PROMPT ::
Will you output all of the data below exactly, omitting the images?

──────────

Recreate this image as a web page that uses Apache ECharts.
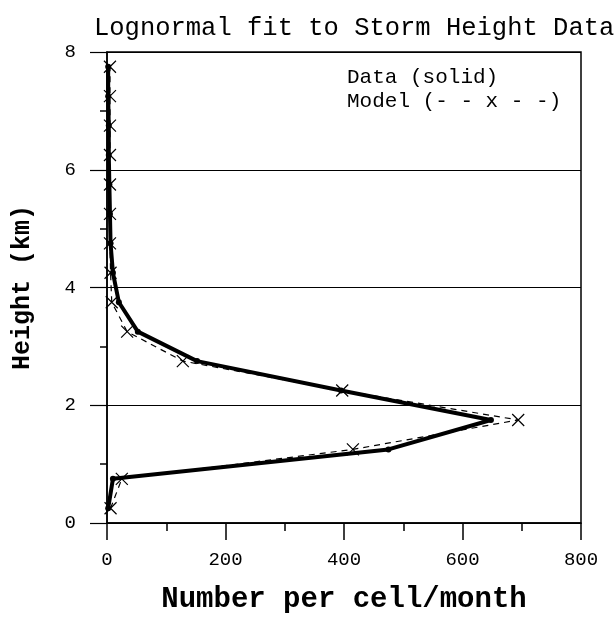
<!DOCTYPE html>
<html><head><meta charset="utf-8">
<script src="https://cdn.jsdelivr.net/npm/echarts@6/dist/echarts.min.js"></script>
<style>html,body{margin:0;padding:0;background:#fff}#c{width:615px;height:633px}</style>
</head><body><div id="c"></div>
<script>
const heights = [0.25,0.75,1.25,1.75,2.25,2.75,3.25,3.75,4.25,4.75,5.25,5.75,6.25,6.75,7.25,7.75];
const dataValues = [2,10,475,648,395,152,52,20,10,6,5,4,3,3,2,2];
const modelValues = [6,25,415,694,397,128,34,8,6,5,5,5,5,5,5,5];
const xTicks = {min:0,max:800,interval:200};
const yTicks = {min:0,max:8,interval:2};
const titleText = 'Lognormal fit to Storm Height Data';
const legendLines = ['Data (solid)','Model (- - x - -)'];
const mono = 'Liberation Mono';

const chart = echarts.init(document.getElementById('c'));
chart.setOption({
  animation:false,
  backgroundColor:'#fff',
  title:{text:titleText,left:89,top:10,textStyle:{fontFamily:mono,fontSize:25.5,fontWeight:'normal',color:'#000'}},
  grid:{left:107,right:34,top:52,bottom:110,show:true,borderColor:'#000',borderWidth:1.5,outerBoundsMode:'none',containLabel:false},
  graphic:[
    {type:'text',left:347,top:67,style:{text:legendLines[0],font:'21px "Liberation Mono"',fill:'#000'}},
    {type:'text',left:347,top:91,style:{text:legendLines[1],font:'21px "Liberation Mono"',fill:'#000'}}
  ],
  xAxis:{type:'value',min:xTicks.min,max:xTicks.max,interval:xTicks.interval,
    name:'Number per cell/month',nameLocation:'middle',nameGap:62,
    nameTextStyle:{fontFamily:mono,fontSize:29,fontWeight:'bold',color:'#000'},
    axisLine:{lineStyle:{color:'#000',width:1.5}},
    axisTick:{show:true,length:17,lineStyle:{color:'#000',width:1.5}},
    minorTick:{show:true,splitNumber:2,length:8,lineStyle:{color:'#000',width:1.5}},
    splitLine:{show:false},
    axisLabel:{margin:27,fontFamily:mono,fontSize:19,color:'#000'}},
  yAxis:{type:'value',min:yTicks.min,max:yTicks.max,interval:yTicks.interval,
    name:'Height (km)',nameLocation:'middle',nameGap:72,nameRotate:90,
    nameTextStyle:{fontFamily:mono,fontSize:25,fontWeight:'bold',color:'#000'},
    axisLine:{lineStyle:{color:'#000',width:1.5}},
    axisTick:{show:true,length:17,lineStyle:{color:'#000',width:1.2}},
    minorTick:{show:true,splitNumber:2,length:7,lineStyle:{color:'#000',width:1.5}},
    splitLine:{show:true,lineStyle:{color:'#000',width:1.2}},
    axisLabel:{margin:31,fontFamily:mono,fontSize:19,color:'#000'}},
  series:[
    {name:'Data',type:'line',data:heights.map((h,i)=>[dataValues[i],h]),
     lineStyle:{color:'#000',width:4},symbol:'circle',symbolSize:6,
     itemStyle:{color:'#000'},z:3},
    {name:'Model',type:'line',data:heights.map((h,i)=>[modelValues[i],h]),
     lineStyle:{color:'#000',width:1.2,type:[6,5]},
     symbol:'path://M0,0L10,10M10,0L0,10',symbolSize:12,
     itemStyle:{color:'none',borderColor:'#000',borderWidth:1.2},z:4}
  ]
});
</script></body></html>
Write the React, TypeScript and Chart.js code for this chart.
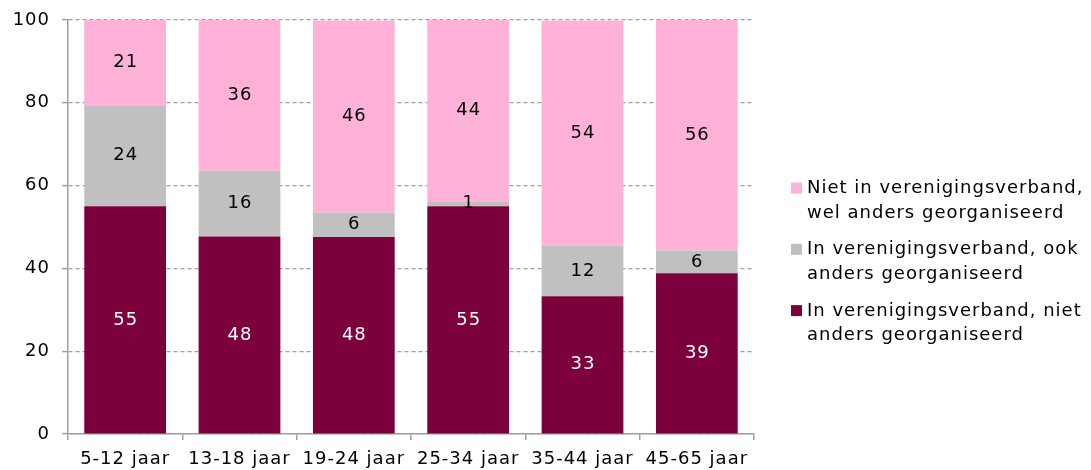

──────────

ANSWER TO THIS EXERCISE ::
Recreate this image as a web page that uses Apache ECharts.
<!DOCTYPE html>
<html><head><meta charset="utf-8">
<script src="https://cdn.jsdelivr.net/npm/echarts@6/dist/echarts.min.js"></script>
<style>html,body{margin:0;padding:0;background:#fff}#c{width:615px;height:633px}</style>
</head><body><div id="c"></div>
<script>
const heights = [0.25,0.75,1.25,1.75,2.25,2.75,3.25,3.75,4.25,4.75,5.25,5.75,6.25,6.75,7.25,7.75];
const dataValues = [2,10,475,648,395,152,52,20,10,6,5,4,3,3,2,2];
const modelValues = [6,25,415,694,397,128,34,8,6,5,5,5,5,5,5,5];
const xTicks = {min:0,max:800,interval:200};
const yTicks = {min:0,max:8,interval:2};
const titleText = 'Lognormal fit to Storm Height Data';
const legendLines = ['Data (solid)','Model (- - x - -)'];
const mono = 'Liberation Mono';

const chart = echarts.init(document.getElementById('c'));
chart.setOption({
  animation:false,
  backgroundColor:'#fff',
  title:{text:titleText,left:89,top:10,textStyle:{fontFamily:mono,fontSize:25.5,fontWeight:'normal',color:'#000'}},
  grid:{left:107,right:34,top:52,bottom:110,show:true,borderColor:'#000',borderWidth:1.5,outerBoundsMode:'none',containLabel:false},
  graphic:[
    {type:'text',left:347,top:67,style:{text:legendLines[0],font:'21px "Liberation Mono"',fill:'#000'}},
    {type:'text',left:347,top:91,style:{text:legendLines[1],font:'21px "Liberation Mono"',fill:'#000'}}
  ],
  xAxis:{type:'value',min:xTicks.min,max:xTicks.max,interval:xTicks.interval,
    name:'Number per cell/month',nameLocation:'middle',nameGap:62,
    nameTextStyle:{fontFamily:mono,fontSize:29,fontWeight:'bold',color:'#000'},
    axisLine:{lineStyle:{color:'#000',width:1.5}},
    axisTick:{show:true,length:17,lineStyle:{color:'#000',width:1.5}},
    minorTick:{show:true,splitNumber:2,length:8,lineStyle:{color:'#000',width:1.5}},
    splitLine:{show:false},
    axisLabel:{margin:27,fontFamily:mono,fontSize:19,color:'#000'}},
  yAxis:{type:'value',min:yTicks.min,max:yTicks.max,interval:yTicks.interval,
    name:'Height (km)',nameLocation:'middle',nameGap:72,nameRotate:90,
    nameTextStyle:{fontFamily:mono,fontSize:25,fontWeight:'bold',color:'#000'},
    axisLine:{lineStyle:{color:'#000',width:1.5}},
    axisTick:{show:true,length:17,lineStyle:{color:'#000',width:1.2}},
    minorTick:{show:true,splitNumber:2,length:7,lineStyle:{color:'#000',width:1.5}},
    splitLine:{show:true,lineStyle:{color:'#000',width:1.2}},
    axisLabel:{margin:31,fontFamily:mono,fontSize:19,color:'#000'}},
  series:[
    {name:'Data',type:'line',data:heights.map((h,i)=>[dataValues[i],h]),
     lineStyle:{color:'#000',width:4},symbol:'circle',symbolSize:6,
     itemStyle:{color:'#000'},z:3},
    {name:'Model',type:'line',data:heights.map((h,i)=>[modelValues[i],h]),
     lineStyle:{color:'#000',width:1.2,type:[6,5]},
     symbol:'path://M0,0L10,10M10,0L0,10',symbolSize:12,
     itemStyle:{color:'none',borderColor:'#000',borderWidth:1.2},z:4}
  ]
});
</script></body></html>
Write the React, TypeScript and Chart.js code for this chart.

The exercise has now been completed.